Liverpool FC are hoping Man City's bogey team do them a favour - but things have changed

Leicester City inflicted Pep Guardiola’s first serious trauma in English football back in that chilly winter of 2016.

There was an air of mockery at the King Power Stadium in the post-match press conference after a shock 4-2 defeat, as the Manchester City manager stated that he did not coach tackling.

His team selection and tactics were also openly questioned, and this match, more than any ever, gave rise to the notion that he was Fraudiola.

He was, went the narrative, a manager who could operate at big clubs with big budgets, and here he was at a little club with a big budget, and struggling against a team placed 15 in the table.

Looking back, those words are empty and hollow.

And when City face Leicester at the Etihad Stadium on Monday night, the transition from that unholy mess to today’s record-breaking, trophy-collecting, beautiful football machine, could be complete.

If Liverpool fail to win a tricky fixture at Newcastle on Saturday night, the Blues could virtually seal back-to-back titles with a win.

Given that City were four points off leaders Chelsea going into that game, having lost at home to them the previous week, it was strange that Guardiola’s stock has never been lower.

He had lost his “spine” of Nicolas Otamendi, Fernandinho and Sergio Aguero going into the game.

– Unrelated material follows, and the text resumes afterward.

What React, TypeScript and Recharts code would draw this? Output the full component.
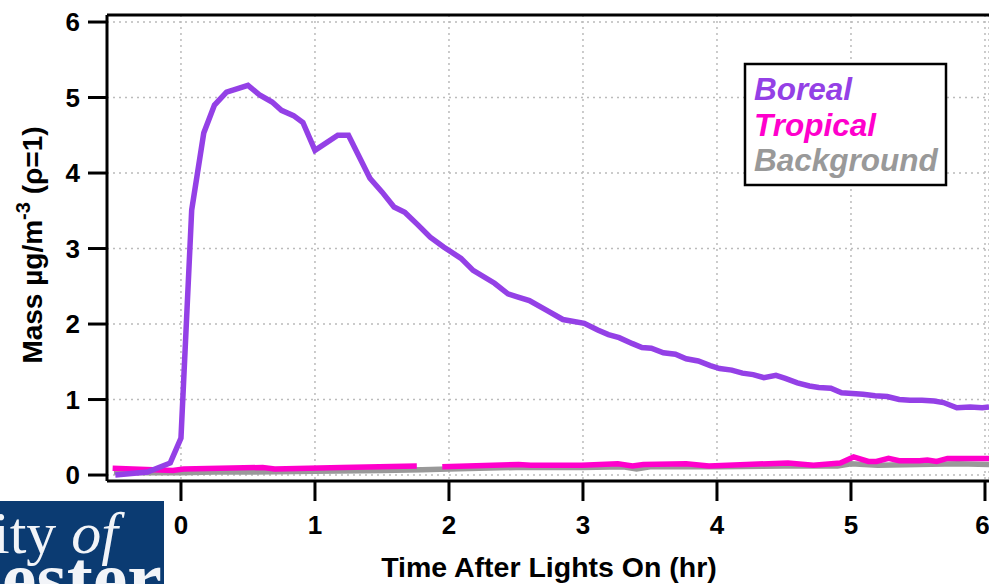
import React from 'react';
import { LineChart, Line, XAxis, YAxis, CartesianGrid, ReferenceLine } from 'recharts';

document.body.style.margin = '0';

const xTicks = [0, 1, 2, 3, 4, 5, 6];
const yTicks = [0, 1, 2, 3, 4, 5, 6];

const borealT = [-0.49, -0.25, -0.08, 0.0, 0.08, 0.17, 0.25, 0.34, 0.5, 0.59, 0.68, 0.75, 0.84, 0.91, 1.0, 1.17, 1.25, 1.41, 1.5, 1.59, 1.67, 1.77, 1.86, 1.96, 2.09, 2.18, 2.34, 2.44, 2.51, 2.6, 2.73, 2.85, 3.01, 3.11, 3.19, 3.27, 3.37, 3.44, 3.51, 3.6, 3.69, 3.77, 3.86, 3.95, 4.02, 4.11, 4.19, 4.27, 4.35, 4.44, 4.51, 4.6, 4.69, 4.76, 4.85, 4.93, 5.01, 5.09, 5.18, 5.27, 5.36, 5.44, 5.53, 5.62, 5.69, 5.79, 5.89, 5.98, 6.03];
const borealV = [0.0, 0.04, 0.16, 0.49, 3.51, 4.53, 4.9, 5.07, 5.16, 5.03, 4.94, 4.83, 4.76, 4.67, 4.3, 4.5, 4.5, 3.93, 3.75, 3.55, 3.48, 3.31, 3.15, 3.02, 2.87, 2.71, 2.54, 2.4, 2.36, 2.31, 2.18, 2.06, 2.01, 1.92, 1.86, 1.82, 1.74, 1.69, 1.68, 1.62, 1.6, 1.54, 1.51, 1.45, 1.41, 1.39, 1.35, 1.33, 1.29, 1.32, 1.28, 1.22, 1.18, 1.16, 1.15, 1.09, 1.08, 1.07, 1.05, 1.04, 1.0, 0.99, 0.99, 0.98, 0.96, 0.89, 0.9, 0.89, 0.9];

const tropicalT = [-0.51, -0.06, 0.02, 0.61, 0.7, 1.2, 1.76, 1.86, 1.95, 2.52, 2.61, 2.99, 3.26, 3.37, 3.45, 3.77, 3.94, 4.22, 4.53, 4.72, 4.92, 5.02, 5.13, 5.19, 5.28, 5.36, 5.51, 5.57, 5.64, 5.72, 6.03];
const tropicalV = [0.09, 0.06, 0.08, 0.1, 0.08, 0.1, 0.12, null, 0.11, 0.14, 0.13, 0.13, 0.15, 0.12, 0.14, 0.15, 0.12, 0.14, 0.16, 0.13, 0.16, 0.24, 0.18, 0.18, 0.22, 0.19, 0.19, 0.2, 0.18, 0.22, 0.22];

const backgroundT = [-0.5, -0.25, 0, 0.25, 0.5, 1.0, 1.5, 1.8, 2.0, 2.5, 3.0, 3.3, 3.4, 3.5, 4.0, 4.5, 4.9, 5.0, 5.2, 5.5, 5.8, 6.03];
const backgroundV = [0.04, 0.03, 0.03, 0.04, 0.04, 0.05, 0.06, 0.07, 0.08, 0.1, 0.1, 0.11, 0.08, 0.11, 0.11, 0.12, 0.12, 0.15, 0.13, 0.14, 0.15, 0.14];

const zip = (t: number[], v: (number | null)[]) => t.map((x, i) => ({ t: x, v: v[i] }));

const boreal = zip(borealT, borealV);
const tropical = zip(tropicalT, tropicalV);
const background = zip(backgroundT, backgroundV);

const PURPLE = '#9440e6';
const MAGENTA = '#ff00cc';
const GRAY = '#999999';
const FONT = 'Arial, "Liberation Sans", sans-serif';
const SERIF = '"Liberation Serif", "Times New Roman", serif';

const tickStyle = { fill: '#000', fontSize: 26, fontWeight: 'bold' as const, fontFamily: FONT };

export default function App() {
  return (
    <div style={{ position: 'relative', width: 989, height: 584, overflow: 'hidden', background: '#fff' }}>
      <LineChart width={989} height={584} margin={{ top: 15, right: 0, left: 0, bottom: 0 }}>
        <CartesianGrid stroke="#bbbbbb" strokeDasharray="2 4" strokeWidth={1.5} />
        <XAxis
          type="number"
          dataKey="t"
          domain={[-0.552, 6.03]}
          ticks={xTicks}
          allowDataOverflow
          height={103}
          tick={tickStyle}
          tickSize={20}
          tickMargin={15}
          axisLine={{ stroke: '#000', strokeWidth: 3 }}
          tickLine={{ stroke: '#000', strokeWidth: 3 }}
        />
        <YAxis
          type="number"
          domain={[-0.079, 6.093]}
          ticks={yTicks}
          allowDataOverflow
          width={107}
          tick={tickStyle}
          tickSize={19}
          tickMargin={8}
          axisLine={{ stroke: '#000', strokeWidth: 3 }}
          tickLine={{ stroke: '#000', strokeWidth: 3 }}
        />
        <ReferenceLine y={6.093} stroke="#000" strokeWidth={3} />
        <Line data={background} dataKey="v" stroke={GRAY} strokeWidth={5.5} dot={false} isAnimationActive={false} />
        <Line data={tropical} dataKey="v" stroke={MAGENTA} strokeWidth={5.5} dot={false} connectNulls={false} isAnimationActive={false} />
        <Line data={boreal} dataKey="v" stroke={PURPLE} strokeWidth={5.5} dot={false} isAnimationActive={false} />
      </LineChart>
      <svg width={989} height={584} style={{ position: 'absolute', left: 0, top: 0, pointerEvents: 'none' }}>
        <rect x={745} y={64} width={201} height={121} fill="#fff" stroke="#000" strokeWidth={2.5} />
        <g fontFamily={FONT} fontWeight="bold" fontStyle="italic" fontSize={31.5}>
          <text x={754} y={100} fill={PURPLE}>Boreal</text>
          <text x={754} y={136} fill={MAGENTA}>Tropical</text>
          <text x={754} y={171} fill={GRAY}>Background</text>
        </g>
        <text x={549} y={577} textAnchor="middle" fontFamily={FONT} fontWeight="bold" fontSize={28.5} fill="#000">
          Time After Lights On (hr)
        </text>
        <text
          transform="translate(42,245) rotate(-90)"
          textAnchor="middle"
          fontFamily={FONT}
          fontWeight="bold"
          fontSize={28}
          fill="#000"
        >
          Mass µg/m<tspan dy={-12} fontSize={20}>-3</tspan>
          <tspan dy={12}> (ρ=1)</tspan>
        </text>
        <rect x={0} y={501} width={164} height={83} fill="#0b3b72" />
        <text x={118} y={553} textAnchor="end" fontFamily={SERIF} fontSize={60} fill="#f2f4f8">
          University <tspan fontStyle="italic">of</tspan>
        </text>
        <text x={162} y={605} textAnchor="end" fontFamily={SERIF} fontWeight="bold" fontSize={78} fill="#f2f4f8">
          Manchester
        </text>
      </svg>
    </div>
  );
}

His re-shuffle simply did not work.

It was difficult to work out if he was playing a back three which included Bacary Sagna and Aleks Kolarov, with Pablo Zabaleta as holding midfielder,  or a back four in which the Argentina right back was bing told to invert and so spend much of his time in midfield.

With Fernando drafted in to replace Fernandinho, Kevin De Bruyne isolated on the left wing and Kelechi Iheanacho leading the attack, the team was a mish-mash.

They were two down within five minutes as gaping holes appeared in the defence and goalkeeper Claudio Bravo looked like a man short on confidence.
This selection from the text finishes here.